We’ve all seen music producers, engineers, and recording artists huddled around mixing boards, adjusting nobs and sliders to reach the exact sound they’re after — but such fine-tuning isn’t exclusive to the recording studio. In eras past, the equalizer (EQ) was adjusted using component-style graphic EQs, but these days it’s all done digitally.
EQ settings can now be found in everything from phones to wireless speakers, and even streaming services like Spotify. Unfortunately, understanding how an EQ works and using it properly is a much more elusive concept, and digital settings can be just as intimidating or confusing as rows of physical sliders.
Equalizers put the power of sound sculpting at your fingertips, and as they say, with great power comes great responsibility. And while an EQ isn’t a superpower, it can get you closer to the sound you want from your gear … if you know what you’re doing. Here’s our top-to-bottom EQ guide.

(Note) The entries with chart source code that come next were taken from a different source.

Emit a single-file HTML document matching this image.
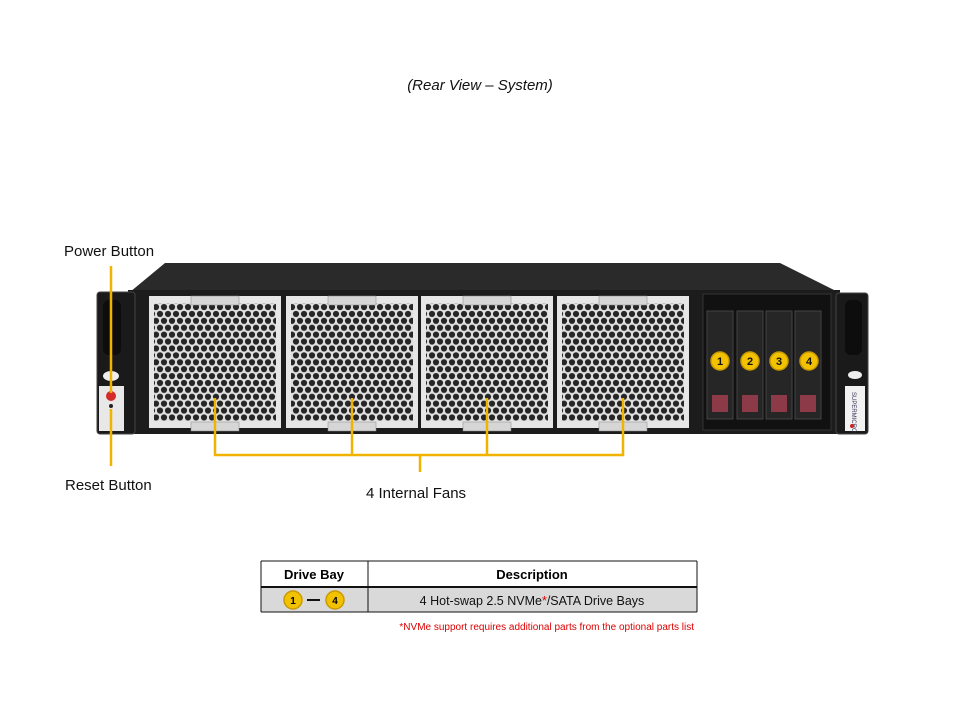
<!DOCTYPE html>
<html><head><style>
body{margin:0;background:#fff;width:960px;height:720px;overflow:hidden;font-family:"Liberation Sans",Arial,sans-serif}
</style></head><body>
<svg width="960" height="720" xmlns="http://www.w3.org/2000/svg" font-family="Liberation Sans, Arial, sans-serif">
<defs>
<pattern id="hex" width="8" height="13.8" patternUnits="userSpaceOnUse">
<rect width="8" height="13.8" fill="#e0e0e0"/>
<circle cx="4" cy="3.45" r="3.1" fill="#262626"/>
<circle cx="0" cy="10.35" r="3.1" fill="#262626"/>
<circle cx="8" cy="10.35" r="3.1" fill="#262626"/>
</pattern>
</defs>
<rect width="960" height="720" fill="#fff"/>
<text x="480" y="90" font-size="15" font-style="italic" text-anchor="middle" fill="#111">(Rear View – System)</text>
<polygon points="130,292 165,263 780,263 838,292" fill="#2a2a2a"/>
<rect x="128" y="290" width="712" height="144" fill="#1c1c1c"/>
<rect x="97" y="292" width="38" height="142" rx="3" fill="#1a1a1a" stroke="#444"/>
<rect x="103" y="300" width="18" height="55" rx="6" fill="#0d0d0d"/>
<ellipse cx="111" cy="376" rx="8" ry="5" fill="#eee"/>
<rect x="99" y="386" width="25" height="45" fill="#e8e8e8"/>
<circle cx="111" cy="396" r="5" fill="#d42a2a"/>
<circle cx="111" cy="406" r="2" fill="#222"/>
<rect x="836" y="293" width="32" height="141" rx="3" fill="#1a1a1a" stroke="#444"/>
<rect x="845" y="300" width="17" height="55" rx="6" fill="#0d0d0d"/>
<ellipse cx="855" cy="375" rx="7" ry="4" fill="#eee"/>
<rect x="845" y="386" width="20" height="45" fill="#f2f2f2"/>
<text transform="translate(852,392) rotate(90)" font-size="6" fill="#335">SUPERMICRO</text>
<circle cx="852" cy="426" r="2" fill="#c22"/>
<g>
<rect x="149" y="296" width="132" height="132" fill="#e6e6e6"/><rect x="154" y="303" width="122" height="118" fill="url(#hex)"/>
<rect x="286" y="296" width="132" height="132" fill="#e6e6e6"/><rect x="291" y="303" width="122" height="118" fill="url(#hex)"/>
<rect x="421" y="296" width="132" height="132" fill="#e6e6e6"/><rect x="426" y="303" width="122" height="118" fill="url(#hex)"/>
<rect x="557" y="296" width="132" height="132" fill="#e6e6e6"/><rect x="562" y="303" width="122" height="118" fill="url(#hex)"/>
<g fill="#d6d6d6" stroke="#888" stroke-width="0.5">
<rect x="191" y="296" width="48" height="9"/><rect x="191" y="422" width="48" height="9"/>
<rect x="328" y="296" width="48" height="9"/><rect x="328" y="422" width="48" height="9"/>
<rect x="463" y="296" width="48" height="9"/><rect x="463" y="422" width="48" height="9"/>
<rect x="599" y="296" width="48" height="9"/><rect x="599" y="422" width="48" height="9"/>
</g>
</g>
<rect x="703" y="294" width="128" height="136" fill="#111" stroke="#333"/>
<g fill="#262626" stroke="#444">
<rect x="707" y="311" width="26" height="108"/><rect x="737" y="311" width="26" height="108"/>
<rect x="766" y="311" width="26" height="108"/><rect x="795" y="311" width="26" height="108"/>
</g>
<g fill="#8c3a48"><rect x="712" y="395" width="16" height="17"/><rect x="742" y="395" width="16" height="17"/><rect x="771" y="395" width="16" height="17"/><rect x="800" y="395" width="16" height="17"/></g>
<g fill="#f2c200" stroke="#c99a00" stroke-width="1.5">
<circle cx="720" cy="361" r="9"/><circle cx="750" cy="361" r="9"/><circle cx="779" cy="361" r="9"/><circle cx="809" cy="361" r="9"/>
</g>
<g font-size="11" font-weight="bold" text-anchor="middle" fill="#111">
<text x="720" y="365">1</text><text x="750" y="365">2</text><text x="779" y="365">3</text><text x="809" y="365">4</text></g>
<g stroke="#f0b400" stroke-width="2.5" fill="none">
<line x1="111" y1="266" x2="111" y2="393"/>
<line x1="111" y1="409" x2="111" y2="466"/>
<polyline points="215,398 215,455 623,455 623,398"/>
<line x1="352" y1="398" x2="352" y2="455"/>
<line x1="487" y1="398" x2="487" y2="455"/>
<line x1="420" y1="455" x2="420" y2="472"/>
</g>
<text x="64" y="256" font-size="15" fill="#111">Power Button</text>
<text x="65" y="490" font-size="15" fill="#111">Reset Button</text>
<text x="366" y="498" font-size="15" fill="#111">4 Internal Fans</text>
<rect x="261" y="561" width="436" height="26" fill="#fff"/>
<rect x="261" y="587" width="436" height="25" fill="#d9d9d9"/>
<g stroke="#111" stroke-width="1"><line x1="261" y1="561" x2="697" y2="561"/><line x1="261" y1="587" x2="697" y2="587" stroke-width="2"/><line x1="261" y1="612" x2="697" y2="612"/>
<line x1="261" y1="561" x2="261" y2="612"/><line x1="368" y1="561" x2="368" y2="612"/><line x1="697" y1="561" x2="697" y2="612"/></g>
<text x="314" y="579" font-size="13" font-weight="bold" text-anchor="middle">Drive Bay</text>
<text x="532" y="579" font-size="13" font-weight="bold" text-anchor="middle">Description</text>
<g fill="#f2c200" stroke="#c99a00" stroke-width="1.5"><circle cx="293" cy="600" r="9"/><circle cx="335" cy="600" r="9"/></g>
<line x1="307" y1="600" x2="320" y2="600" stroke="#111" stroke-width="2"/>
<text x="293" y="604" font-size="10" font-weight="bold" text-anchor="middle">1</text>
<text x="335" y="604" font-size="10" font-weight="bold" text-anchor="middle">4</text>
<text x="532" y="605" font-size="12.5" text-anchor="middle" fill="#111">4 Hot-swap 2.5  NVMe<tspan fill="#d00">*</tspan>/SATA Drive Bays</text>
<text x="694" y="630" font-size="10" text-anchor="end" fill="#d00">*NVMe support requires additional parts from the optional parts list</text>
</svg>
</body></html>
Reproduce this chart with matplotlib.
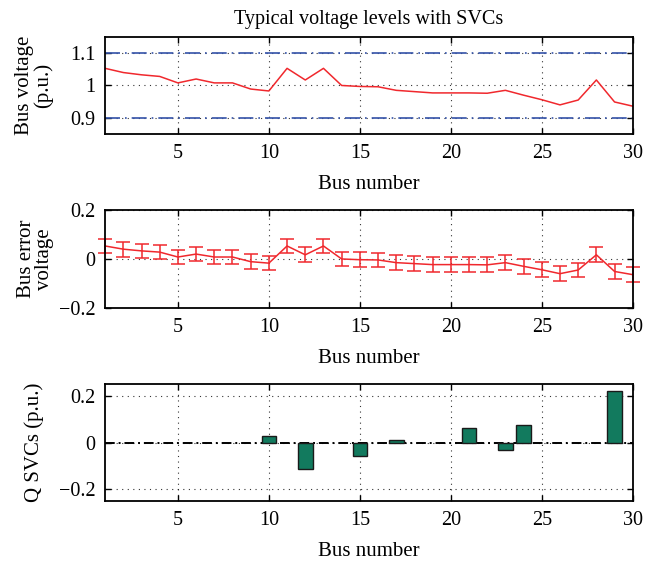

Why do I want to use an EQ?
Electronics manufacturers have their own ideas about what a piece of gear should sound like, but EQ lets you have your say. Also, we don’t always get to listen to music in ideal environments. Many of us listen to music while commuting or exercising, where the shape of the room or ambient noise can each have a nasty effect on how our music sounds. An EQ can help.
Maybe you have a bass-heavy pair of headphones that you need to tone down a bit. Or perhaps you listen to a lot of EDM, but the treble is too sharp and needs to be pulled back. Whether you’re looking for more punch, a warmer sound, or bass that will rattle your innards, an EQ can help you dial in the sound that suits you best.